I have a sneaking suspicion that Victoria Glendinning read Shandi Mitchell's Under This Unbroken Sky as one of the 100 works of Canadian fiction she was commissioned to examine for the Scotiabank Giller Prize. It is entirely possible that Mitchell's bleak and somewhat heavy-handed novel prompted Glendinning's nasty comment about “the muddy middle range of novels .. with multiple points of view and flashbacks to Granny's youth in the Ukraine.”
Unfair? Absolutely. And dismissive, too, but the unsophisticated reader of Canadian literature might indeed respond to a novel like Under This Unbroken Sky in this way. It is a story of Ukrainian immigrants told with multiple points of view, and using flashbacks to amplify the back story of the characters. But the knowledgeable reader, one who understands Canadian context, will regard this book differently and read it with rapt attention.

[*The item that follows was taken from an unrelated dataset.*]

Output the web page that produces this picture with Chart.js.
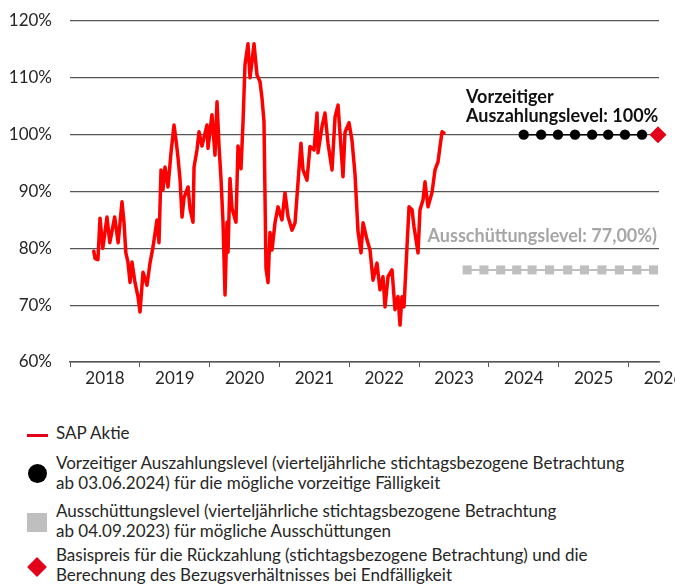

Under This Unbroken Sky, by Shandi Mitchell, Viking Canada, 354 pages, $32
This is a tale about a family whose members are utterly subjugated: by their history, their immigration, their poverty and their dreams. The Mykolayenkos have somehow managed to escape Stalinist Ukraine and through a combination of luck and dogged determination have made their way to Alberta in the 1930s. Among the many immigrants in “sheepskin coats” who were to provide agricultural muscle in the West, they rented a piece of land and waited for a homestead entry, eager to build themselves a home and a future.
The Mykolayenkos embody the clash that occurred so often between British law and authority and the expectations of those who came from other cultures. After working for two years, the father, Teodore, has been arrested and detained for stealing his own grain, having unknowingly signed a contract that entitled his landlords to everything he produced. After a year in prison, he returns to his family, and tries to begin again.
Because he now has a prison record, Teodore is unable to file for a homestead, but his sister, Anna, has filed on his behalf. The work of proving up (the summary of improvements that must be made to complete a Homesteader's Agreement) is unrelenting: They must break and plant 25 acres with a horse-drawn plow, build a house and outbuildings, dig a well and erect fences. Somehow, with no money and no other resources, scrabbling in the hard soil, this family must survive.
These are earthy folk whose apprehension of the world is elemental, immediate
The pressures that accompany this imperative are inevitable. Homesteading was a harsh school. While the land itself was rich enough, the weather and other natural hazards could bring disaster quickly. Insects and rodents, fire and flood, served relentless notice, as if every one of Job's trials were transported to this new place.
Under This Unbroken Sky tells that quintessentially Canadian story. It is the story of thousands of immigrants who came to Canada with nothing in their luggage but hope, and no resources but willpower and brute strength. Used by a government seeking to occupy the West, treated with contempt by anglo settlers who had access to money and better lands, and isolated from their own religion and family, it is only surprising that more did not go utterly mad.
This novel weaves that tapestry with a determined rather than a skillful hand. The situation is recognizable and the genealogy of the settler novel in Canada well-established: Frederick Philip Grove, Laura Goodman Salverson and Martha Ostenso all wrote novels that deal with the same subject. Time has now relegated the courage and the challenges of settlers to a hazy historical era, and there is a desire to pretend that agricultural settlement is merely part of a quaint and thus dismissible past.